Kosmos of sound phenomena is devoid of a distinct beginning and end, fluid and polymorphous. Stream of sound is continuous, no matter whether and which volatile events are registered, and which ones are omitted. It is a complex state which transgresses borders defined by source, signal and mechanism of perception. Pastoral/tropical soundscapes and post-brutalist compositions by Max Loderbauer and Jacek Sienkiewicz from their “End” CD seem to evoke those situations where can actually hear objects, shapes and time flow itself, a sort of synaesthesia which erases and obliterates beginnings and ends of events, processes and phenomena. Apocalyptic and contemplative spaces generated by this pair of seasoned sound creators explode genre bastions of ambient and IDM, leading into the spectral areas once explored by such pioneers and Popol Vuh or Ilhan Mimaroglu. Above all, etheric and extra-sensitive “End” marks the meeting of two incurable individualists, who use various tools of their trade to come up with a surprisingly atemporal effect, an insistent pulse of detail on an ever-morphing background. Without vivid commentary and recognizable soundbites of the present, “End” is simultaneously an interesting projection of hopes and anxieties of the New Age. Core of tracks included on the record has been produced on the occasion of Max and Jacek appearing as a live duo during 2015’s Berlin Atonal festival, which resulted in well received “Alpine-Tatra-Himalaian” EP “Ridges”. Remaining compositions are natural conclusion of their friendship, conversations, meetings, trips and recording sessions that operate according to the rule of free improvisation with a reduced instrumental setup.

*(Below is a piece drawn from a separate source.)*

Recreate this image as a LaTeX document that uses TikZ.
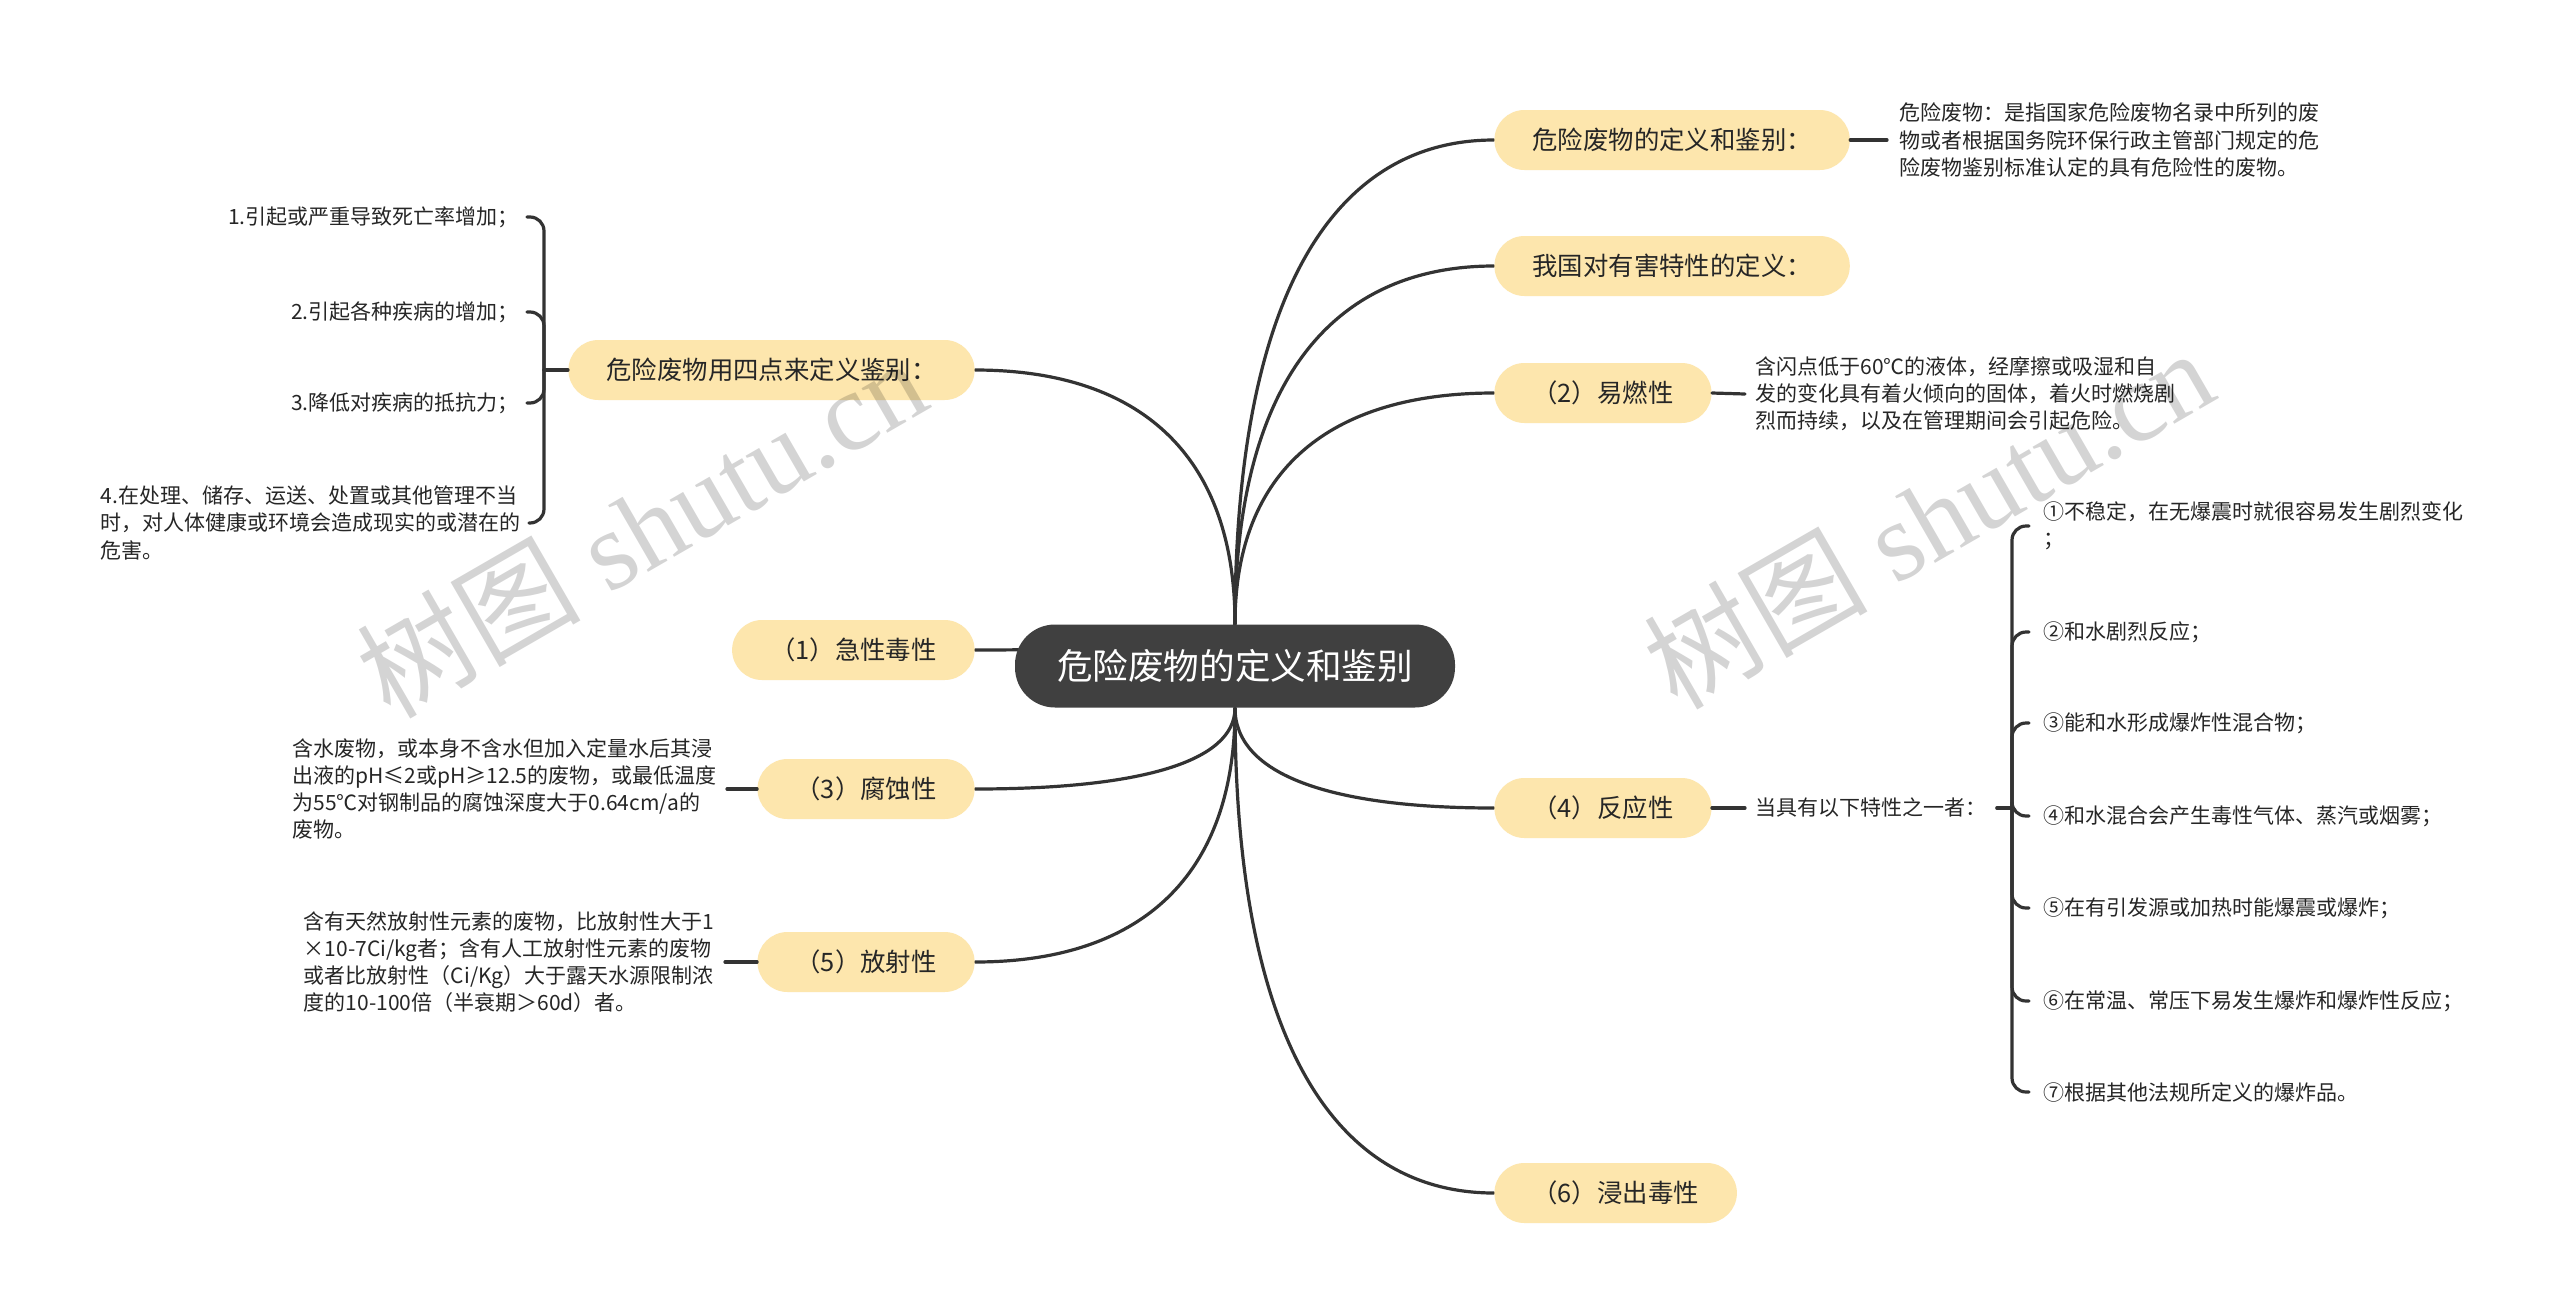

“Hideland”, new record by Polish electronic music producer Jacek Sienkiewicz is released precisely year after “Drifting”, which largely explored tropes of classical club techno sound. Eight (nine in extended CD version) tracks comprising this album go beyond easy-to-pigeonhole genres, creating a microcosm of utopian sound constructs. Surprisingly unobvious and precisely composed release could be fascinating both for loyal fans and for new listeners looking for threads of experimentalism. It’s another intriguing proposal in Jacek Sienkiewicz’s growing discography, but above all – a laboratory where dreams and artistic visions metamorphose into concrete reality.

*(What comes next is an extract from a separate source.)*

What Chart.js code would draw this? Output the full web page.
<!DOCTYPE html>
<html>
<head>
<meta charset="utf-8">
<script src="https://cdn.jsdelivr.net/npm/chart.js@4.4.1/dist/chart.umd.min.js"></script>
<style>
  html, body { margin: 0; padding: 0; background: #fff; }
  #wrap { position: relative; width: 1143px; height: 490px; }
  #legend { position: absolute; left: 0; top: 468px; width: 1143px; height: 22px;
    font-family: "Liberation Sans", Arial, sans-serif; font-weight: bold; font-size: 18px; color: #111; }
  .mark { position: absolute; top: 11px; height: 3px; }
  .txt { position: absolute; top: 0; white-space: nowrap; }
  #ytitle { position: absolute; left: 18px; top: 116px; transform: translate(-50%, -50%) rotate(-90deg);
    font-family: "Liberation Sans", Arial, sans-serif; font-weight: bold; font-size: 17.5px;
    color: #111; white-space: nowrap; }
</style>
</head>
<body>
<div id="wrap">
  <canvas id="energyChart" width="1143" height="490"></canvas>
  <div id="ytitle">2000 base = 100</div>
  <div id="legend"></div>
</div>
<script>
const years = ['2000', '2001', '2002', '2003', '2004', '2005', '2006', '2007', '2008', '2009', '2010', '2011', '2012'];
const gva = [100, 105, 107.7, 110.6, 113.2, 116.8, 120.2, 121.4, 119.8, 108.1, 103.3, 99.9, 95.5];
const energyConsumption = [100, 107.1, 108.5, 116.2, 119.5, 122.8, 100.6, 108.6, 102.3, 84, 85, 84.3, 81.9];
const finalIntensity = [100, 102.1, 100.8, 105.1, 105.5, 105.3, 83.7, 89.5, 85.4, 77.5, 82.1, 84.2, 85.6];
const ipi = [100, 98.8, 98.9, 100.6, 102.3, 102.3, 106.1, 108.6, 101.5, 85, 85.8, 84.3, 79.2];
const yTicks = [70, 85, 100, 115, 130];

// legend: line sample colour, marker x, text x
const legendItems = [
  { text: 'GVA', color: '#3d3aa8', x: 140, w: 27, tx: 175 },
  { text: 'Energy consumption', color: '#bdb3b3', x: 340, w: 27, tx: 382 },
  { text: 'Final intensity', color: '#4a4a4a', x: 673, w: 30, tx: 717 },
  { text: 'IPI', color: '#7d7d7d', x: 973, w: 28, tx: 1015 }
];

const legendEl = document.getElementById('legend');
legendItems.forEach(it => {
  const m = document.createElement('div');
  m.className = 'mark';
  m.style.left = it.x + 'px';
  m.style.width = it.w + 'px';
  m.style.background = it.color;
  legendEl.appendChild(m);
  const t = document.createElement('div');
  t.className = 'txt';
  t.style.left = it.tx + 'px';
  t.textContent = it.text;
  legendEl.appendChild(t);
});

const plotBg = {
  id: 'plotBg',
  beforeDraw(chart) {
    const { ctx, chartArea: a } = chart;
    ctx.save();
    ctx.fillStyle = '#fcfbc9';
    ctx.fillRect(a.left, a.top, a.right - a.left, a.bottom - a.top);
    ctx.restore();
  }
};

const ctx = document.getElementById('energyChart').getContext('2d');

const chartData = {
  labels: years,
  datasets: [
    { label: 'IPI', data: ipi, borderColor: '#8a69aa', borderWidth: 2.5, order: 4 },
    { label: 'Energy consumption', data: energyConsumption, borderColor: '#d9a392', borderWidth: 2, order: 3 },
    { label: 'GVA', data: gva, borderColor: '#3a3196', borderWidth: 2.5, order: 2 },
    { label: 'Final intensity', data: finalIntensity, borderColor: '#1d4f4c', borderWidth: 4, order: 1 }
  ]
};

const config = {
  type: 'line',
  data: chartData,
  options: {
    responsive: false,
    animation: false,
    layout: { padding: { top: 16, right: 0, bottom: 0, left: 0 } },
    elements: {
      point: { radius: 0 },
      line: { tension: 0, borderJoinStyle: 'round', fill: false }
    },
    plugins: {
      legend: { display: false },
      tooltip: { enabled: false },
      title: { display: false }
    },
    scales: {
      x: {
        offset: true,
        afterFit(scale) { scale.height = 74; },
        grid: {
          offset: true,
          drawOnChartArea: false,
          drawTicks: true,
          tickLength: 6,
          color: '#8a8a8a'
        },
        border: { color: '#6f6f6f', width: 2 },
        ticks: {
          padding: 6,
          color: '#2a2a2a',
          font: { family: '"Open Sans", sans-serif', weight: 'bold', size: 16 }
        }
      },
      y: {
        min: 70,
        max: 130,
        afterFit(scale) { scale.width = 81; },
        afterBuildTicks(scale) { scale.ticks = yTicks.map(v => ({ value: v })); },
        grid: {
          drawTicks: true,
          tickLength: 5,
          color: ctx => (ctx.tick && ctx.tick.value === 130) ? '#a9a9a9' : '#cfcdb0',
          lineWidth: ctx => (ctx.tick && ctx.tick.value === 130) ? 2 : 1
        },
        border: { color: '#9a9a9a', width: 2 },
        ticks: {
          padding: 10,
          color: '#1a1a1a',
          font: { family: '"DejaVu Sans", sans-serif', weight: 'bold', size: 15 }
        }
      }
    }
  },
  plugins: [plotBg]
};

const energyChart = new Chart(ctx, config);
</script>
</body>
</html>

Instinct – highly anticipated record released by highly unanticipated duo of two labels Bocian (whose repertoire stretches from freeform noise to improvised jazz) and Recognition (known for state-of-the-art modern techno sound). Four new tracks by Jacek Sienkiewicz appear both as essence and antithesis of artist’s earlier work, instead confronting listener with hardly categorisable and puzzling form. You can still manage to hear echoes of electronic music masters (from Autechre to Xenakis) in this material, but Instinct functions as an autonomous entity, or a sound event provoking questions rather than attempting to answer them. This proposal, very distinct and floating beyond today’s tendencies, will undoubtedly worry pessimists shedding their tears over end-of-all-aesthetics and music losing its magical aura. It is also quite likely to awaken a need for further exploration in all listeners open enough – and daring enough.